Once again the defining word in my life is exhaustion. When the Irish Twins headed off to school today (earlier then usual per my request) I crumbled back onto my soft, inviting bed and entered non-existance.

Remewin is sick with the vomits, Albowin was awake ALL NIGHT LONG, and the Mischievite tried a 'cling to her and she won't notice I'm in the bed' tactic last night.

See, that's the problem with singling it. There is no break time, no time to regain your balance. It's like one of those bad nightmares where you're trying to run as fast as you can but keep stumbling, even though you know that if you stop then bad things will happen.

Sometimes when things get really rough I find myself begging God not to make me go through it.

I'll make promises I can't keep.

"Please, if You just let this pass I promise I'll never ask for anything ever again." Yeah right.


"I swear I'll pray everyday if You just make this stomach flu go away." For at least a week.

I'll use threats I can't enforce.

"If You don't make this go away then I'm never going to church again." Until someone notices.

"If You can't do this, then maybe You don't exist." Except when I need You.

I'll even beg.

"Pleeeeaase! If you've ever loved me, don't make me deal with this."

Vicbowin has this friend at school whose mom is single (like completely single, not just soldier-single) and on Tuesday--after the 3 day weekend-- Vicbowin informed me that her friend had a bump on her forehead from where her mom threw a shoe at her.

My response to Vicbowin's indignant recitation was: "Poor woman."

Vicbowin was stunned by my taking sides with a mother who would throw things at her child, but all I could think about was how that poor lady had been stuck in her house with her children for 3 days without reprieve.

I completely understood and even though I've never thrown anything at my kids I'm sure that there are things that I do that would shock Vicbowin's little friend.

"You're mom locked you in the closet for how long?!"

It's nice to know that I'm not alone in my trial.
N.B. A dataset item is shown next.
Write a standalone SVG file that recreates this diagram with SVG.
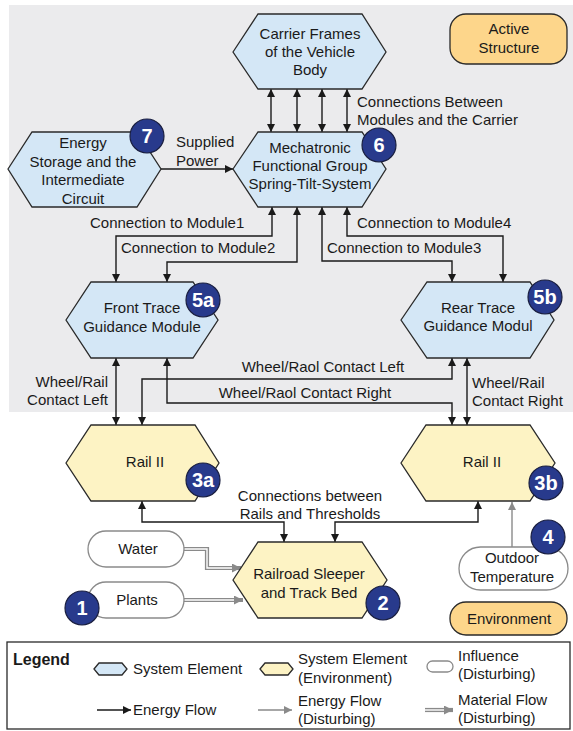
<svg xmlns="http://www.w3.org/2000/svg" width="573" height="731" viewBox="0 0 573 731">
<style>
text{font-family:"Liberation Sans",Arial,sans-serif;font-size:15px;fill:#1a1a1a}
.c{text-anchor:middle}
.e{text-anchor:end}
.sys{fill:#d4e7f6;stroke:#2a2a2a;stroke-width:1.3}
.env{fill:#fdf3c4;stroke:#2a2a2a;stroke-width:1.3}
.inf{fill:#ffffff;stroke:#8a8a8a;stroke-width:1.3}
.box{fill:#fdd68b;stroke:#2a2a2a;stroke-width:1.3}
.badge circle{fill:#283a8c;stroke:#1a1f40;stroke-width:1.2}
.badge text{fill:#ffffff;font-weight:bold;font-size:20px;text-anchor:middle}
.ef{fill:none;stroke:#1a1a1a;stroke-width:1.4}
.ed{fill:none;stroke:#8a8a8a;stroke-width:1.4}
.mo{fill:none;stroke:#8a8a8a;stroke-width:4.2}
.mi{fill:none;stroke:#ffffff;stroke-width:1.4}
</style>
<defs>
<marker id="ah" viewBox="0 0 10 10" refX="10" refY="5" markerWidth="9" markerHeight="8" markerUnits="userSpaceOnUse" orient="auto-start-reverse"><path d="M0,0 L10,5 L0,10 z" fill="#1a1a1a"/></marker>
<marker id="ag" viewBox="0 0 10 10" refX="10" refY="5" markerWidth="9" markerHeight="8" markerUnits="userSpaceOnUse" orient="auto"><path d="M0,0 L10,5 L0,10 z" fill="#8a8a8a"/></marker>
<marker id="am" viewBox="0 0 10 10" refX="10" refY="5" markerWidth="10" markerHeight="9" markerUnits="userSpaceOnUse" orient="auto"><path d="M0,0 L10,5 L0,10 z" fill="#8a8a8a"/></marker>
</defs>
<rect x="9" y="5" width="564" height="407" fill="#ebebed"/>

<g id="connectors">
<path class="ef" d="M271,89 V132" marker-start="url(#ah)" marker-end="url(#ah)"/>
<path class="ef" d="M297,89 V132" marker-start="url(#ah)" marker-end="url(#ah)"/>
<path class="ef" d="M322,89 V132" marker-start="url(#ah)" marker-end="url(#ah)"/>
<path class="ef" d="M347,89 V132" marker-start="url(#ah)" marker-end="url(#ah)"/>
<path class="ef" d="M161,169 H233" marker-end="url(#ah)"/>
<path class="ef" d="M272,207 V236 H116 V282" marker-start="url(#ah)" marker-end="url(#ah)"/>
<path class="ef" d="M297,207 V262 H167 V282" marker-start="url(#ah)" marker-end="url(#ah)"/>
<path class="ef" d="M322,207 V261 H452 V282" marker-start="url(#ah)" marker-end="url(#ah)"/>
<path class="ef" d="M347,207 V236 H503 V282" marker-start="url(#ah)" marker-end="url(#ah)"/>
<path class="ef" d="M116,358 V425" marker-start="url(#ah)" marker-end="url(#ah)"/>
<path class="ef" d="M467,358 V425" marker-start="url(#ah)" marker-end="url(#ah)"/>
<path class="ef" d="M452,358 V379 H142 V425" marker-start="url(#ah)" marker-end="url(#ah)"/>
<path class="ef" d="M167,358 V403 H452 V425" marker-start="url(#ah)" marker-end="url(#ah)"/>
<path class="ef" d="M142,501 V522 H284 V542" marker-start="url(#ah)" marker-end="url(#ah)"/>
<path class="ef" d="M478,501 V522 H335 V542" marker-start="url(#ah)" marker-end="url(#ah)"/>
<path class="ed" d="M512,547 V502" marker-end="url(#ag)"/>
<path class="mo" d="M184,549 H207 V568 H241" marker-end="url(#am)"/>
<path class="mi" d="M184,549 H207 V568 H232"/>
<path class="mo" d="M184,600 H243" marker-end="url(#am)"/>
<path class="mi" d="M184,600 H234"/>
<text x="176" y="147">Supplied</text>
<text x="176" y="166">Power</text>
<text x="357" y="107">Connections Between</text>
<text x="357" y="125">Modules and the Carrier</text>
<text x="90" y="228">Connection to Module1</text>
<text x="121" y="253">Connection to Module2</text>
<text x="357" y="228">Connection to Module4</text>
<text x="327" y="253">Connection to Module3</text>
<text class="e" x="108" y="387">Wheel/Rail</text>
<text class="e" x="108" y="405">Contact Left</text>
<text x="472" y="388">Wheel/Rail</text>
<text x="472" y="406">Contact Right</text>
<text class="c" x="323" y="372">Wheel/Raol Contact Left</text>
<text class="c" x="305" y="398">Wheel/Raol Contact Right</text>
<text class="c" x="310" y="501">Connections between</text>
<text class="c" x="310" y="519">Rails and Thresholds</text>
</g>

<g id="carrier">
<polygon class="sys" points="233,52 258,14 362,14 386,52 362,89 258,89"/>
<text class="c" x="310" y="39">Carrier Frames</text>
<text class="c" x="310" y="57">of the Vehicle</text>
<text class="c" x="310" y="75">Body</text>
</g>

<g id="mechatronic">
<polygon class="sys" points="233,169 258,132 362,132 386,169 362,207 258,207"/>
<text class="c" x="310" y="153">Mechatronic</text>
<text class="c" x="310" y="171">Functional Group</text>
<text class="c" x="310" y="189">Spring-Tilt-System</text>
<g class="badge"><circle cx="379" cy="145" r="17"/><text x="379" y="152">6</text></g>
</g>

<g id="energy-storage">
<polygon class="sys" points="8,169 32,132 137,132 161,169 137,207 32,207"/>
<text class="c" x="83" y="148">Energy</text>
<text class="c" x="83" y="167">Storage and the</text>
<text class="c" x="83" y="185">Intermediate</text>
<text class="c" x="83" y="204">Circuit</text>
<g class="badge"><circle cx="147" cy="136" r="17"/><text x="147" y="143">7</text></g>
</g>

<g id="active-structure">
<rect class="box" x="450" y="14" width="117" height="50" rx="16"/>
<text class="c" x="509" y="34">Active</text>
<text class="c" x="509" y="53">Structure</text>
</g>

<g id="front-trace">
<polygon class="sys" points="66,320 91,282 193,282 218,320 193,358 91,358"/>
<text class="c" x="142" y="313">Front Trace</text>
<text class="c" x="142" y="332">Guidance Module</text>
<g class="badge"><circle cx="203" cy="300" r="17"/><text x="203" y="307">5a</text></g>
</g>

<g id="rear-trace">
<polygon class="sys" points="401,320 427,282 530,282 554,320 530,358 427,358"/>
<text class="c" x="478" y="313">Rear Trace</text>
<text class="c" x="478" y="331">Guidance Modul</text>
<g class="badge"><circle cx="545" cy="297" r="17"/><text x="545" y="304">5b</text></g>
</g>

<g id="rail-a">
<polygon class="env" points="66,463 91,425 195,425 219,463 195,501 91,501"/>
<text class="c" x="145" y="467">Rail II</text>
<g class="badge"><circle cx="203" cy="480" r="17"/><text x="203" y="487">3a</text></g>
</g>

<g id="rail-b">
<polygon class="env" points="401,463 426,425 530,425 555,463 530,501 426,501"/>
<text class="c" x="482" y="467">Rail II</text>
<g class="badge"><circle cx="546" cy="483" r="17"/><text x="546" y="490">3b</text></g>
</g>

<g id="sleeper">
<polygon class="env" points="233,580 258,542 362,542 387,580 362,618 258,618"/>
<text class="c" x="309" y="579">Railroad Sleeper</text>
<text class="c" x="309" y="598">and Track Bed</text>
<g class="badge"><circle cx="383" cy="603" r="17"/><text x="383" y="610">2</text></g>
</g>

<g id="water">
<rect class="inf" x="88" y="531" width="96" height="36" rx="18"/>
<text class="c" x="138" y="554">Water</text>
</g>

<g id="plants">
<rect class="inf" x="88" y="582" width="96" height="36" rx="18"/>
<text class="c" x="137" y="605">Plants</text>
<g class="badge"><circle cx="82" cy="608" r="17"/><text x="82" y="615">1</text></g>
</g>

<g id="outdoor-temperature">
<rect class="inf" x="459" y="547" width="109" height="43" rx="21.5"/>
<text class="c" x="512" y="563">Outdoor</text>
<text class="c" x="512" y="582">Temperature</text>
<g class="badge"><circle cx="548" cy="537" r="17"/><text x="548" y="544">4</text></g>
</g>

<g id="environment">
<rect class="box" x="450" y="602" width="117" height="33" rx="16"/>
<text class="c" x="509" y="624">Environment</text>
</g>

<g id="legend">
<rect x="7" y="642" width="563" height="87" fill="#ffffff" stroke="#2a2a2a" stroke-width="1.3"/>
<text x="13" y="665" style="font-weight:bold;font-size:16px">Legend</text>
<polygon class="sys" points="94,669 99,663 122,663 127,669 122,675 99,675"/>
<text x="133" y="674">System Element</text>
<polygon class="env" points="260,669 265,663 288,663 293,669 288,675 265,675"/>
<text x="298" y="664">System Element</text>
<text x="298" y="683">(Environment)</text>
<rect class="inf" x="427" y="661" width="26" height="11" rx="5.5"/>
<text x="458" y="661">Influence</text>
<text x="458" y="679">(Disturbing)</text>
<path class="ef" d="M97,710 H131" marker-end="url(#ah)"/>
<text x="133" y="715">Energy Flow</text>
<path class="ed" d="M258,710 H292" marker-end="url(#ag)"/>
<text x="298" y="706">Energy Flow</text>
<text x="298" y="724">(Disturbing)</text>
<path class="mo" d="M425,710 H453" marker-end="url(#am)"/>
<path class="mi" d="M425,710 H444"/>
<text x="458" y="705">Material Flow</text>
<text x="458" y="723">(Disturbing)</text>
</g>
</svg>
That I'm not the only mother out there who hates the idea of having one more thing to deal with. Whether it's sickness, holidays, or simply a sassy attitude... every little thing adds up when you are alone until you start dreading going to bed at night or getting out of the shower because it just means you have to deal with things sooner.

So today I did what any guilty mother would do. I crawled into my bed and slept until obligation forced me to get out. Then I sat around in my pajamas (sans bra) until I had no other choice but to get dressed and go be a responsible parent again.

And to think I couldn't wait to grow up.

Note: I've actually never locked my kids in a closet... but I've locked myself in one!